Republican Colleagues Cheer Meadows’s Move to White House, Praise His Principled Prudence

April 1, 2020 Updated: April 2, 2020

WASHINGTON—President Donald Trump first encountered former Rep. Mark Meadows’s firm devotion to his conservative convictions not long after being inaugurated, during a House Republican conference discussion on a proposed health care reform.

“Mark has a good history with the president. It actually started out with him speaking truth to power in a very difficult situation,” Rep. Ted Budd (R-N.C.) told The Epoch Times on March 31.

“That was with health care version one in March of 2017. The president came into our Republican conference, knew that Mark and the House Freedom Caucus were against health care version one, and he said, ‘Mark, I’m coming after you,’” Budd said.

“And, of course, Mark graciously stood his ground and then was able to explain to the president why this was a bad bill. We were able to improve and to get it passed in the House.

“You know, that was a very courageous, awkward situation, and I think the president enjoyed Mark and appreciated his standing his ground then.”

Budd was one of numerous congressional Republicans interviewed this week by The Epoch Times, all of whom described Meadows as a man of strong principles who’s quite capable of gracefully advancing them while winning respect from opponents.

Meadows officially began his duties as Trump’s White House chief of staff earlier this week after self-quarantining for two weeks following his exposure to an individual who had tested positive for the CCP virus, often referred to as the novel coronavirus. Meadows has shown no symptoms of the virus.

The former congressman was, as a founding member of the House Freedom Caucus, among the most visible conservative warriors on Capitol Hill.

But he was also among the most liked across the partisan aisle in Congress, and Budd now expects Meadows’s negotiating skills to synchronize well with Trump’s management style.

“Trump is an executive, and he can run an office, but he needs not just that, but he needs an adviser as well, somebody that is well-connected, understands the process, can navigate through Congress, and who will speak truth to him,” Budd said.

Budd noted that Meadows was deeply moved when his close friend, Rep. Elijah Cummings, a Baltimore Democrat, who was chairman of the House Committee on Oversight and Government Reform, died in October 2019.

“He seems to have maintained friendships all the way back to his days in business. He just seems to understand the value of relationships, and he can cut through the clutter and see people for who they are,” Budd said.

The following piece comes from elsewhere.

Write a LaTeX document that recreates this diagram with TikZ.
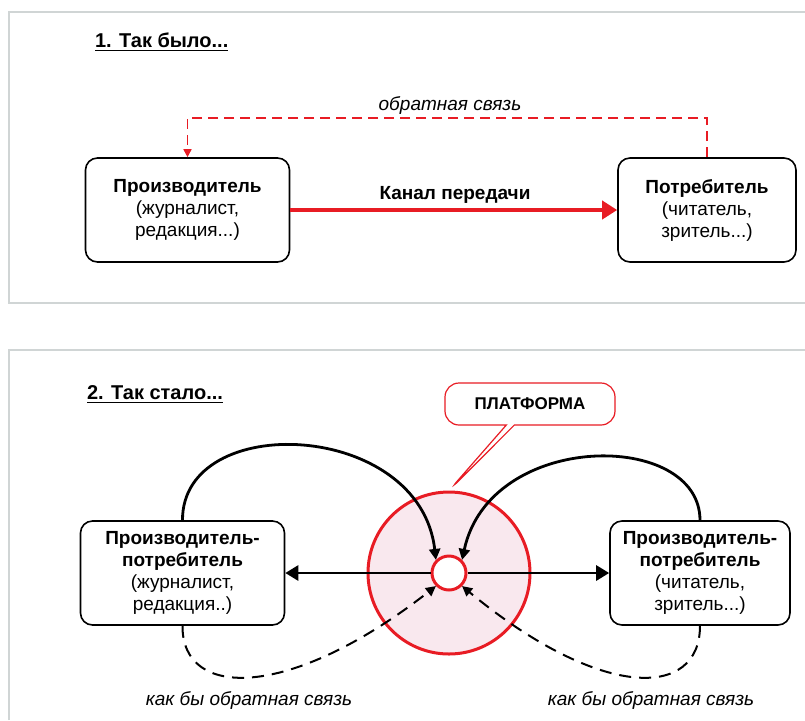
\documentclass[tikz,border=0pt]{standalone}
\usepackage{fontspec}
\setmainfont{Liberation Sans}
\usetikzlibrary{arrows.meta,positioning,calc,shapes.callouts}
\definecolor{platred}{RGB}{232,28,36}
\definecolor{platpink}{RGB}{249,232,238}
\definecolor{framegray}{RGB}{208,213,213}

\begin{document}
\begin{tikzpicture}[x=0.5pt, y=-0.5pt,
    font=\fontsize{9.5}{11}\selectfont,
    frame/.style={draw=framegray, line width=1pt},
    agent/.style={draw, rounded corners=6pt, line width=0.8pt, minimum width=102pt, minimum height=52pt, align=center, fill=white},
    title/.style={anchor=west, font=\fontsize{10}{12}\selectfont\bfseries},
    lbl/.style={font=\fontsize{9.5}{11}\selectfont\itshape},
    redarr/.style={-{Triangle[length=7.5pt,width=9pt]}, draw=platred, fill=platred, line width=2.2pt},
    fb/.style={-{Triangle[length=4pt,width=4pt]}, draw=platred, line width=0.8pt, dash pattern=on 5pt off 3pt},
    arr/.style={-{Triangle[length=6.5pt,width=7.5pt]}, line width=1.4pt},
    carr/.style={-{Triangle[length=5.5pt,width=5.5pt]}, line width=1.4pt},
    darr/.style={-{Triangle[length=5pt,width=5pt]}, line width=1pt, dash pattern=on 6pt off 4pt},
    callbox/.style={rectangle callout, draw=platred, fill=white, rounded corners=7pt, line width=0.6pt, minimum width=85pt, minimum height=21pt, font=\fontsize{8.5}{10}\selectfont\bfseries, callout pointer width=4pt}
]
\useasboundingbox (0,0) rectangle (805,720);
\draw[frame] (805,12) -- (9,12) -- (9,303) -- (805,303);
\draw[frame] (9,720) -- (9,350) -- (805,350);

% 1
\node[title] (t1) at (88,42) {\underline{1. Так было...}};
\node[agent] (prod) at (187.5,210) {\textbf{Производитель}\\(журналист,\\редакция...)};
\node[agent, minimum width=89pt] (cons) at (707,210) {\textbf{Потребитель}\\(читатель,\\зритель...)};
\node[font=\fontsize{9.5}{11}\selectfont\bfseries] (chan) at (455,195) {Канал передачи};
\coordinate (fbtop) at (450,118);
\node[lbl] (fblbl) at (450,105) {обратная связь};

\draw[redarr] (prod) -- (cons);
\draw[fb] (cons.north) |- (fbtop) -| (prod.north);

% 2
\node[title] (t2) at (80,395) {\underline{2. Так стало...}};
\node[circle, draw=platred, fill=platpink, line width=1.5pt, minimum size=81pt] (plat) at (449,573) {};
\node[circle, draw=platred, fill=white, line width=1.5pt, minimum size=17pt] (hub) at (449,573) {};
\node[callbox, callout absolute pointer={(plat.north)}] (platlbl) at (530,404) {ПЛАТФОРМА};
\node[agent] (pcl) at (182.5,573) {\textbf{Производитель-}\\\textbf{потребитель}\\(журналист,\\редакция..)};
\node[agent, minimum width=90pt] (pcr) at (700,573) {\textbf{Производитель-}\\\textbf{потребитель}\\(читатель,\\зритель...)};
\node[lbl] (asl) at (249,700) {как бы обратная связь};
\node[lbl] (asr) at (651,700) {как бы обратная связь};

\draw[arr] (hub) -- (pcl);
\draw[arr] (hub) -- (pcr);
\draw[carr] (pcl.north) .. controls (182,410) and (420,420) .. (hub.north west);
\draw[carr] (pcr.north) .. controls (700,430) and (490,430) .. (hub.north east);
\draw[darr] (pcl.south) .. controls (182,700) and (290,700) .. (hub.south west);
\draw[darr] (pcr.south) .. controls (700,700) and (600,700) .. (hub.south east);
\end{tikzpicture}
\end{document}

Meadows has a talent for cutting through other kinds of clutter as well, according to Sen. Mike Lee (R-Utah), who told The Epoch Times that “Mark is really good at taking a big, contentious, thorny issue and peeling back the layers one by one.”

Lee said Meadows then examines “each layer of it from different angles and then figures out how everything can fit back together, but in a new and improved format.”

Trump “could not have chosen better, and I am glad Mark Meadows is in that position,” Lee said. “He’s everything you would want in a chief of staff. He’s loyal, smart as the day is long, he’s principled, he’s organized, and he recognizes that one’s principles and pragmatic concerns can be addressed simultaneously.”

One reason Meadows is so respected across ideological divides, Lee says, “is because they know where he stands. … He is someone who is willing to put principle above party and above ego.”

Rep. Louie Gohmert (R-Texas) told The Epoch Times he believes Meadows will be especially effective in two areas, making sure the people working for Trump in the White House and the executive branch are the right appointees for their jobs, and in cultivating the cooperation needed to move important legislation through Congress.

“He has a good BS detector, and I’d say that, as a devout Christian, he can work with anybody. But he does understand when people are lying to him, and it does play on how he views their future comments and advice.”

Gohmert added that Meadows “is quite good at talking people into doing things even when they may think that’s not the best idea, and he’s just got a good feel for the people or problems that are standing in the way of the president being successful.”

Both Gohmert and Budd pointed to Meadows’s wife, Debbie, as a tremendous asset for the former congressman and for the president.

“In the darkest days of the 2016 campaign, she got on a bus and across North Carolina and other states, and did ‘Women for Trump’ to help him win the state,” Budd said.

“That was very key when it was not a popular thing to do. They stood up and saw that this was the man that needed to win, and what he would ultimately stand for, and Debbie had a lot of foresight there,” he said.

“I think it has to do with having such a strong inner core, he and Debbie both,” Gohmert said.